![]() |
Pandu Sjahrir resmi bergabung dengan BPI Danantara. (DOK. BANK INDONESIA ) |
Badan Pengelola Investasi Daya Anagata Nusantara (BPI Danantara) melihat peluang besar dalam sektor pengolahan sampah menjadi energi. Chief Investment Officer BPI Danantara, Pandu Sjahrir, menyebutkan bahwa sektor ini memiliki prospek cerah dengan estimasi pengembalian modal dalam kurun waktu 5 hingga 6 tahun, sebagaimana yang terjadi di sejumlah negara maju.
"Di luar negeri, bisnis ini bisa balik modal dalam 5-6 tahun. Saya kira di Indonesia potensinya tidak jauh berbeda," ujar Pandu dalam keterangan yang dikutip pada Jumat (11/4/2025).
Pandu menekankan bahwa Indonesia tidak hanya membutuhkan dukungan pendanaan untuk mengembangkan sektor ini, tetapi juga transfer teknologi.
Ia menilai, keberhasilan proyek pengolahan sampah menjadi energi sangat bergantung pada penerapan teknologi yang mumpuni agar tidak menimbulkan dampak lingkungan baru.
Ia juga menyampaikan harapan agar para investor yang tertarik merupakan pihak yang telah berpengalaman dalam pengelolaan sampah di berbagai kota dunia.
"Kita butuh investasi yang mencakup pembiayaan dan juga pembangunan infrastruktur teknologinya, karena skala proyeknya cukup besar dan akan tersebar di banyak lokasi," tambahnya.
Menteri Koordinator Bidang Pangan, Zulkifli Hasan, turut menyuarakan pandangan serupa.
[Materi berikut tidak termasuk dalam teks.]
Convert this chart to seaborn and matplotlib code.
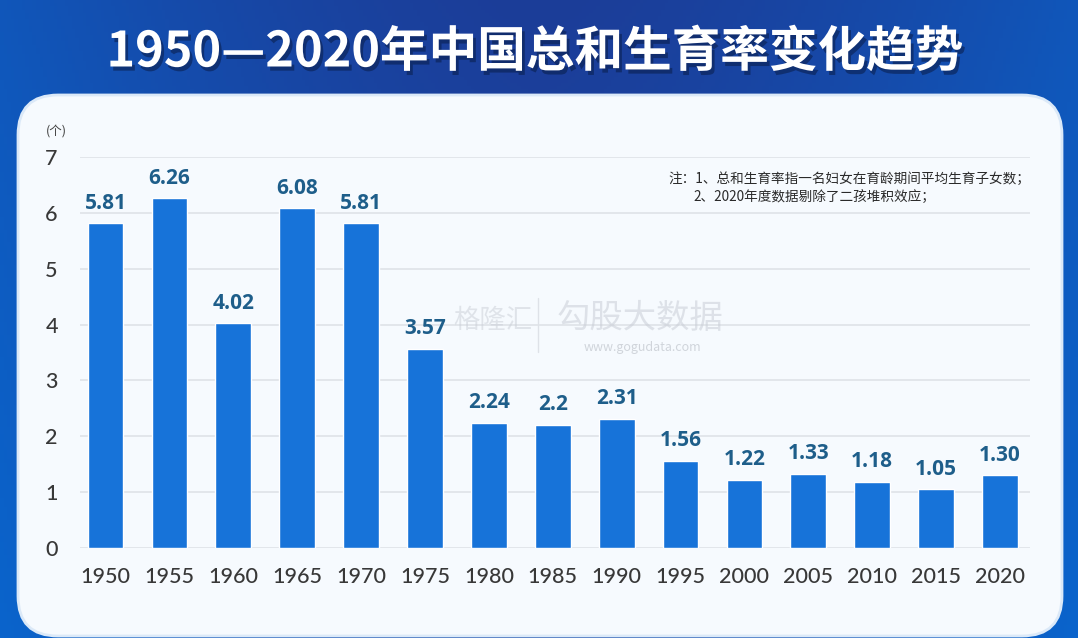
import numpy as np
import pandas as pd
import matplotlib
matplotlib.use("Agg")
import matplotlib.pyplot as plt
import matplotlib.patheffects as pe
from matplotlib.patches import FancyBboxPatch
import seaborn as sns

years = ["1950", "1955", "1960", "1965", "1970", "1975", "1980", "1985",
         "1990", "1995", "2000", "2005", "2010", "2015", "2020"]
tfr = [5.81, 6.26, 4.02, 6.08, 5.81, 3.57, 2.24, 2.2, 2.31, 1.56, 1.22, 1.33, 1.18, 1.05, 1.30]
value_labels = ["5.81", "6.26", "4.02", "6.08", "5.81", "3.57", "2.24", "2.2",
                "2.31", "1.56", "1.22", "1.33", "1.18", "1.05", "1.30"]
y_ticks = [0, 1, 2, 3, 4, 5, 6, 7]
title = "1950—2020年中国总和生育率变化趋势"
note1 = "注：1、总和生育率指一名妇女在育龄期间平均生育子女数；"
note2 = "2、2020年度数据剔除了二孩堆积效应；"
unit = "(个)"

sns.set_theme(style="white")
plt.rcParams['font.family'] = ['Noto Sans CJK SC', 'DejaVu Sans']

W, H = 1078, 638
fig = plt.figure(figsize=(W / 100, H / 100), dpi=100)

# background gradient
bg = fig.add_axes([0, 0, 1, 1])
bg.set_xlim(0, W)
bg.set_ylim(H, 0)
bg.axis("off")
yy, xx = np.mgrid[0:1:200j, 0:1:300j]
top = np.array([0x1c, 0x3d, 0x98]) / 255
side = np.array([0x0a, 0x64, 0xcc]) / 255
horiz = np.abs(xx - 0.5) * 2
t = np.clip(0.35 * yy + 0.65 * horiz ** 1.5, 0, 1)[..., None]
img = top * (1 - t) + side * t
bg.imshow(img, extent=[0, W, H, 0], aspect="auto", zorder=0)

panel = FancyBboxPatch((18, 95), 1044, 541, boxstyle="round,pad=0,rounding_size=40",
                       facecolor="#f6fafe", edgecolor="#dbe9f8", linewidth=2, zorder=1)
bg.add_patch(panel)

fig.text(535 / W, 1 - 52 / H, title, ha="center", va="center", color="white",
         fontsize=35, fontweight="bold",
         path_effects=[pe.withSimplePatchShadow(offset=(2, -3), shadow_rgbFace="#0a2050", alpha=0.6)])

# main axes
ax = fig.add_axes([80 / W, (H - 548) / H, 950 / W, 391 / H])
ax.set_facecolor("none")
df = pd.DataFrame({"year": years, "tfr": tfr})
sns.barplot(data=df, x="year", y="tfr", color="#1773d9", saturation=1, width=0.56, ax=ax, zorder=3)
ax.set_ylim(0, 7)
ax.set_xlim(-0.4, 14.47)
ax.set_yticks(y_ticks)
ax.yaxis.grid(True, color="#dfe3e8", linewidth=1.2, zorder=0)
ax.set_axisbelow(True)
for s in ax.spines.values():
    s.set_visible(False)
ax.set_xlabel("")
ax.set_ylabel("")
ax.tick_params(axis="both", length=0, labelsize=15.5, labelcolor="#383838")
ax.tick_params(axis="x", pad=14)
ax.tick_params(axis="y", pad=16)
for lab in ax.get_xticklabels() + ax.get_yticklabels():
    lab.set_family(["Lato", "DejaVu Sans"])
    lab.set_fontweight("medium")

for i, (v, s) in enumerate(zip(tfr, value_labels)):
    ax.annotate(s, (i, v), xytext=(0, 7), textcoords="offset points", ha="center", va="bottom",
                fontsize=15, fontweight="bold", color="#1e5e8a", family=["Open Sans", "DejaVu Sans"],
                zorder=5)

fig.text(56 / W, 1 - 131 / H, unit, ha="center", va="center", fontsize=9, color="#444444")

fig.text(668 / W, 1 - 179 / H, note1, ha="left", va="center", fontsize=9.8, color="#2a2a2a",
         fontweight="medium")
fig.text(693 / W, 1 - 197 / H, note2, ha="left", va="center", fontsize=9.8, color="#2a2a2a",
         fontweight="medium")

# watermark
fig.text(453 / W, 1 - 320 / H, "格隆汇", ha="left", va="center", fontsize=19, color="#c9ced6", alpha=0.5)
bg.plot([538, 538], [298, 352], color="#d5d9df", lw=1, alpha=0.7, zorder=2)
fig.text(640 / W, 1 - 318 / H, "勾股大数据", ha="center", va="center", fontsize=24, color="#c9ced6", alpha=0.55)
fig.text(642 / W, 1 - 347 / H, "www.gogudata.com", ha="center", va="center", fontsize=9, color="#c0c5cc", alpha=0.7)

fig.savefig("out.png", dpi=100)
Ia menilai potensi bisnis ini di Indonesia sangat besar, dan sudah menarik perhatian dari sejumlah negara seperti Singapura, Jepang, Tiongkok, hingga negara-negara Eropa.
Namun, Zulkifli menyoroti bahwa kerumitan regulasi menjadi salah satu hambatan utama bagi investor untuk masuk. "Sebenarnya banyak yang berminat, tapi karena aturannya rumit, mereka jadi enggan," ujarnya.
Dalam upaya mendorong sektor ini, pemerintah tengah mengkaji penggabungan tiga peraturan presiden (Perpres) terkait pengelolaan sampah menjadi energi, yakni Perpres No. 97 Tahun 2017, Perpres No. 35 Tahun 2018, dan Perpres No. 83 Tahun 2018.
Salah satu poin penting yang sedang dibahas adalah penetapan tarif listrik dari PLTSa (Pembangkit Listrik Tenaga Sampah) yang direncanakan berada di kisaran 18-20 sen dolar AS per kilowatt hour (kWh), lebih tinggi dari tarif yang selama ini ditetapkan PLN, yakni 13,5 sen per kWh.
Pemerintah berharap, dengan penyederhanaan regulasi dan kepastian tarif, minat investor akan semakin meningkat dan pengembangan energi dari sampah bisa berjalan lebih cepat dan berkelanjutan.